Brief
Repeat everything from the first line of the listing below through the line that contains "plt.rcParams['mathtext.it'] = 'Liberation", exactly. Leave out pictures.

####################

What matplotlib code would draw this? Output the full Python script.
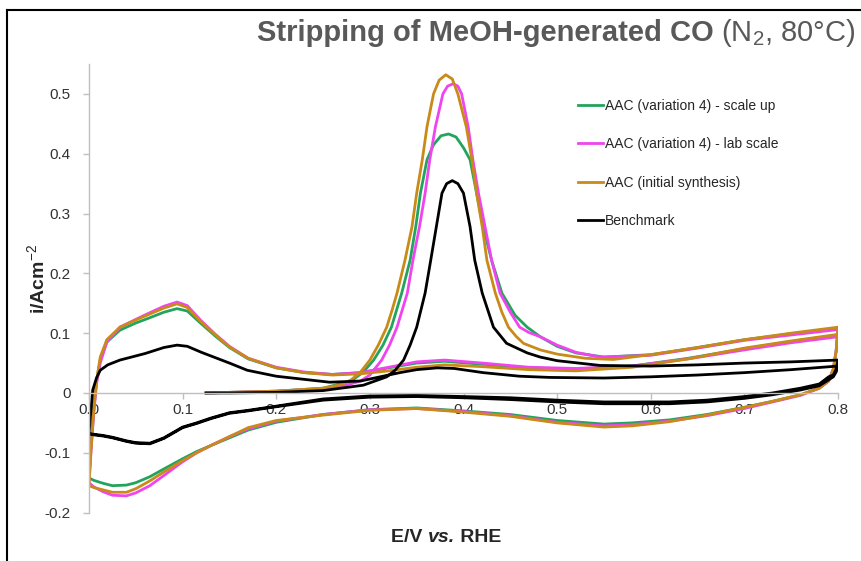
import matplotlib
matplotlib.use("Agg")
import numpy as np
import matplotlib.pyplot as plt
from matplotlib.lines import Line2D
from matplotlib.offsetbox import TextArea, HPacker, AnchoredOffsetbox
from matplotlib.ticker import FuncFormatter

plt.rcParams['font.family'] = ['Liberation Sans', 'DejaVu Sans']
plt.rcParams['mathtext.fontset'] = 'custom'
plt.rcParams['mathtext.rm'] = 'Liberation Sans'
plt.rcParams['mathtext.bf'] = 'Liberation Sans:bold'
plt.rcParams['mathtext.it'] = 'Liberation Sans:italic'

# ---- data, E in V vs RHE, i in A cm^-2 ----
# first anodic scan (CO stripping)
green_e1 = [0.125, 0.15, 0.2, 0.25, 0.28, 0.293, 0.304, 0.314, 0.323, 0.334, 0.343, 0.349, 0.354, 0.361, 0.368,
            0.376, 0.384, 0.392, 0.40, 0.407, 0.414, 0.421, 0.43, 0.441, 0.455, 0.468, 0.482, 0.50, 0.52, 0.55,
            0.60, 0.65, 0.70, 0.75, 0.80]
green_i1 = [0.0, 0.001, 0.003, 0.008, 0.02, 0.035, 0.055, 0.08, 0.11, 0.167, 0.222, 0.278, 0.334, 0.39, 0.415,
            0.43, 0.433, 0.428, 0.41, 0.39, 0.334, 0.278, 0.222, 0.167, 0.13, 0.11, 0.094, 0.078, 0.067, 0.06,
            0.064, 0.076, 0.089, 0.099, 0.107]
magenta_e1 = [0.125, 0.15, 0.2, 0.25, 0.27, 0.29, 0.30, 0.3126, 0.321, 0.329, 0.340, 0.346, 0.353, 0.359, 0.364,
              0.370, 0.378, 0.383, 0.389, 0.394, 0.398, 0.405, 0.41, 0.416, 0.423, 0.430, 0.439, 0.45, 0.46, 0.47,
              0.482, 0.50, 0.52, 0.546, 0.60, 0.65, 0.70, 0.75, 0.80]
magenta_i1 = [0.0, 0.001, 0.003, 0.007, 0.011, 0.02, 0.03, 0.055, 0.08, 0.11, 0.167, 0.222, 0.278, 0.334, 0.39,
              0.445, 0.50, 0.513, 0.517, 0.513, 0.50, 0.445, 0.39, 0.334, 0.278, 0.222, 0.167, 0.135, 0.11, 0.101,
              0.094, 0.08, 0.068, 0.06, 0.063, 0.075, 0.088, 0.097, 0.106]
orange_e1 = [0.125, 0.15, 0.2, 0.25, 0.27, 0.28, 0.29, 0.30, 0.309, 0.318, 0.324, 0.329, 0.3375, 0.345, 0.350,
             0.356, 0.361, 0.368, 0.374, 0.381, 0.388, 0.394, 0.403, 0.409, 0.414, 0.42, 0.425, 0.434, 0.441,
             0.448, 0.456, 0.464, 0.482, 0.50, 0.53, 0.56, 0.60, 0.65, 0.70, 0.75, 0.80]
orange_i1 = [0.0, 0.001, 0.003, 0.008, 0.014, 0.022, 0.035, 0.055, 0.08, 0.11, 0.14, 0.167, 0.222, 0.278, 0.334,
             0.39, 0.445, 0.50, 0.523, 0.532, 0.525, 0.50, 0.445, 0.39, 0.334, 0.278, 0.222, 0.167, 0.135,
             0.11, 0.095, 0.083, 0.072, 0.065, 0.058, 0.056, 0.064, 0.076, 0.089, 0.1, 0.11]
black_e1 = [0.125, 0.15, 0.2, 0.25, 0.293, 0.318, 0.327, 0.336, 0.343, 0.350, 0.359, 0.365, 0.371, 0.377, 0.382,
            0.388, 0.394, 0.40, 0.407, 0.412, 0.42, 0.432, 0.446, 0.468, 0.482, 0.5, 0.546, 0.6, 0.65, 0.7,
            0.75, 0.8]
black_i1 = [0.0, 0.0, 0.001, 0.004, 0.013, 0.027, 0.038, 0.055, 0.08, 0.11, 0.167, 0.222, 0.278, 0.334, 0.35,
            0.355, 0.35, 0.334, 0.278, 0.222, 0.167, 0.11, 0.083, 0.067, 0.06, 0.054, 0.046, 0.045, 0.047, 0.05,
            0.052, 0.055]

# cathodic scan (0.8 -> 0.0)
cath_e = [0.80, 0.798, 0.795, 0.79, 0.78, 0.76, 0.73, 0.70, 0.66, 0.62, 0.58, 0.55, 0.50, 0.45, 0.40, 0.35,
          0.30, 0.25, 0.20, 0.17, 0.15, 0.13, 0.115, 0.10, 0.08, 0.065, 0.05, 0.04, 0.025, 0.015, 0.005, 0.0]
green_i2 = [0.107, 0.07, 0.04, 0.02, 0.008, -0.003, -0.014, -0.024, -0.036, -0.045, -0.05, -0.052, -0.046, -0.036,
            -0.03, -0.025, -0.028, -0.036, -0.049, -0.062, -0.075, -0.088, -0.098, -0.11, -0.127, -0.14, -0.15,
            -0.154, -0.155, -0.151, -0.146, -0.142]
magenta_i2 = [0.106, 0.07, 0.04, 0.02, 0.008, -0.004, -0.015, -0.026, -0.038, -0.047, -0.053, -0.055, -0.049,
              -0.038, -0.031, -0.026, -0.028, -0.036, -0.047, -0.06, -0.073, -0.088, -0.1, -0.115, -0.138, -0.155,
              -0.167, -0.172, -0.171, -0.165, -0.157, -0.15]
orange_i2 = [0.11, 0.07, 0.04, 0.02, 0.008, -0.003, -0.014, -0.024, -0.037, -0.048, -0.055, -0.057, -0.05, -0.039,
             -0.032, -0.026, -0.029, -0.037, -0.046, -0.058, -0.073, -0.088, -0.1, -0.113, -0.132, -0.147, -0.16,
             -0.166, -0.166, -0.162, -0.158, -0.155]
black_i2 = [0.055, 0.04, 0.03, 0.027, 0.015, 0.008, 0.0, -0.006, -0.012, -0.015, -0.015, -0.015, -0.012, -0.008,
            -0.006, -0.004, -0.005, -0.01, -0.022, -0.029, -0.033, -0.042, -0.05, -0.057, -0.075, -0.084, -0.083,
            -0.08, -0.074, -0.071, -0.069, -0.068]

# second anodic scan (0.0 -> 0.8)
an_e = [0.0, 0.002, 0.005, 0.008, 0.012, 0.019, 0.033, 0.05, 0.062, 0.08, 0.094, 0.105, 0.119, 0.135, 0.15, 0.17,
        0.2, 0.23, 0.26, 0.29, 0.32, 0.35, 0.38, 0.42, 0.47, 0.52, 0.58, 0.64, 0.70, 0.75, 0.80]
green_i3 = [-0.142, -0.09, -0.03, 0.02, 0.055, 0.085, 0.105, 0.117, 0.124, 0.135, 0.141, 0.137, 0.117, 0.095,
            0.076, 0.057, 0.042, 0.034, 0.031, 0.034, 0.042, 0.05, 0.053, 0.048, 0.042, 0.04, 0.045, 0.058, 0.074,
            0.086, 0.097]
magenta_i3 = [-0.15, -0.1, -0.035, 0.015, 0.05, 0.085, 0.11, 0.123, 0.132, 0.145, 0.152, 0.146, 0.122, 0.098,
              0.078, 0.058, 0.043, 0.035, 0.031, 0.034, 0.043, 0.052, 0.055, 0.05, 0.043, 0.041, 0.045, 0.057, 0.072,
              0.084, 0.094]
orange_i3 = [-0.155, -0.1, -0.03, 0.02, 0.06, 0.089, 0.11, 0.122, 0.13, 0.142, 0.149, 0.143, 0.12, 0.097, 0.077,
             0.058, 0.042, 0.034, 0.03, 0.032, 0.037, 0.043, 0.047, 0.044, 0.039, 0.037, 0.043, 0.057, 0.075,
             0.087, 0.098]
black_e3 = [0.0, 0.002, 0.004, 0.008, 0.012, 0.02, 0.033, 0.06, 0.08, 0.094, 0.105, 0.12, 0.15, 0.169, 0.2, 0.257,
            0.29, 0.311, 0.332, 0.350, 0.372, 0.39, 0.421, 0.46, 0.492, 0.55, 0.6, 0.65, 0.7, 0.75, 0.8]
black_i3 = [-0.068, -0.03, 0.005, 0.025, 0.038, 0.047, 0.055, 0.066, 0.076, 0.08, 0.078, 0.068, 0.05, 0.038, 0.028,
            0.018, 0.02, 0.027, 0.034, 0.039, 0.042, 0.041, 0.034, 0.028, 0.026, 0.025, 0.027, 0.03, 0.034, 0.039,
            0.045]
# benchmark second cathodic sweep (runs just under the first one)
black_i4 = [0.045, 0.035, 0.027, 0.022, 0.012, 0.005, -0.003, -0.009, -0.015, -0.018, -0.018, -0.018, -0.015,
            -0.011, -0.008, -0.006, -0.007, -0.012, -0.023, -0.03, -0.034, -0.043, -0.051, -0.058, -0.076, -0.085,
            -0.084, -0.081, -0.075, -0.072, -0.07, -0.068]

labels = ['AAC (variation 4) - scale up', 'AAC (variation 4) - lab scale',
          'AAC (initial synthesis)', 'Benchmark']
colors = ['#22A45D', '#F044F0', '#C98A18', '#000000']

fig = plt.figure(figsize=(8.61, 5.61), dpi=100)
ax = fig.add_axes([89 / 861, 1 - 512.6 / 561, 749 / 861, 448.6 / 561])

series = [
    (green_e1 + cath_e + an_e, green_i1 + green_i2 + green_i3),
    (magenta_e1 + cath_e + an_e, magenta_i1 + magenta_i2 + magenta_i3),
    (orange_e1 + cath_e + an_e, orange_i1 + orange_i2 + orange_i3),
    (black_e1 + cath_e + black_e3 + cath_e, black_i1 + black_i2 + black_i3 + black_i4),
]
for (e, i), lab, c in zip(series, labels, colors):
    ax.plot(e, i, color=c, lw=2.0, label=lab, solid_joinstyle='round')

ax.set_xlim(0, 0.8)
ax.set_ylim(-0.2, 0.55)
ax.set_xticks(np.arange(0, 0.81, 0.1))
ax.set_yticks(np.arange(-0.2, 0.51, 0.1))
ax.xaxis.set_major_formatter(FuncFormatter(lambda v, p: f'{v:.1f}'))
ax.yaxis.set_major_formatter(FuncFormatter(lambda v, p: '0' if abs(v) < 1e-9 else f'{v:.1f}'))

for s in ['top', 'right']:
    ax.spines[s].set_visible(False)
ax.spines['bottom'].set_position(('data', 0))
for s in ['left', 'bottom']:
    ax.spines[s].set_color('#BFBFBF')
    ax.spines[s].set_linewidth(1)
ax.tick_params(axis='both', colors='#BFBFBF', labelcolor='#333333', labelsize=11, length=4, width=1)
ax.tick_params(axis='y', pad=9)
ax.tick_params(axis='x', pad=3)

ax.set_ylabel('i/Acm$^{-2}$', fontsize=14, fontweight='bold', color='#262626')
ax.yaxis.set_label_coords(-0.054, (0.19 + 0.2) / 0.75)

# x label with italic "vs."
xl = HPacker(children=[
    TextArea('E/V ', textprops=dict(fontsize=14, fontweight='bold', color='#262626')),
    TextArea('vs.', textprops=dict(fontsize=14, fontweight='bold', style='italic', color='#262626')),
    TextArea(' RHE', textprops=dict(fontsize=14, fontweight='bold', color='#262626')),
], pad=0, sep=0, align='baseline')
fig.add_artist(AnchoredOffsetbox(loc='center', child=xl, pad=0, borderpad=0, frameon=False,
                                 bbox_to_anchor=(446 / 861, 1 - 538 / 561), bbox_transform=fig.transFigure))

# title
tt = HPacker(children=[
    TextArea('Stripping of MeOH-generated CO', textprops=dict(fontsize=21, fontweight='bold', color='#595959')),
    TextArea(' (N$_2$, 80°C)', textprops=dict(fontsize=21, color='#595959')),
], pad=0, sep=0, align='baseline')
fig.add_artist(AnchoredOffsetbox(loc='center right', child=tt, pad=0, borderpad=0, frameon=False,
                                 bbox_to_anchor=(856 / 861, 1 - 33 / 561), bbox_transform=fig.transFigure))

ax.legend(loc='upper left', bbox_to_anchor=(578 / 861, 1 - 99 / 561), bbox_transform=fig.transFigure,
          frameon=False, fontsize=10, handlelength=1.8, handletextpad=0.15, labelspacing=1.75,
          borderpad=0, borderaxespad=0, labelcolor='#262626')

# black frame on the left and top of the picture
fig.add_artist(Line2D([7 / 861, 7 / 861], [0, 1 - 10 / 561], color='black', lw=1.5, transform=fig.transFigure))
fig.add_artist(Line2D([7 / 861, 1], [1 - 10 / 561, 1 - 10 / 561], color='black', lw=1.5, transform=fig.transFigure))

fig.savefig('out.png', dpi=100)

####################

Solution
What matplotlib code would draw this? Output the full Python script.
import matplotlib
matplotlib.use("Agg")
import numpy as np
import matplotlib.pyplot as plt
from matplotlib.lines import Line2D
from matplotlib.offsetbox import TextArea, HPacker, AnchoredOffsetbox
from matplotlib.ticker import FuncFormatter

plt.rcParams['font.family'] = ['Liberation Sans', 'DejaVu Sans']
plt.rcParams['mathtext.fontset'] = 'custom'
plt.rcParams['mathtext.rm'] = 'Liberation Sans'
plt.rcParams['mathtext.bf'] = 'Liberation Sans:bold'
plt.rcParams['mathtext.it'] = 'Liberation Sans:italic'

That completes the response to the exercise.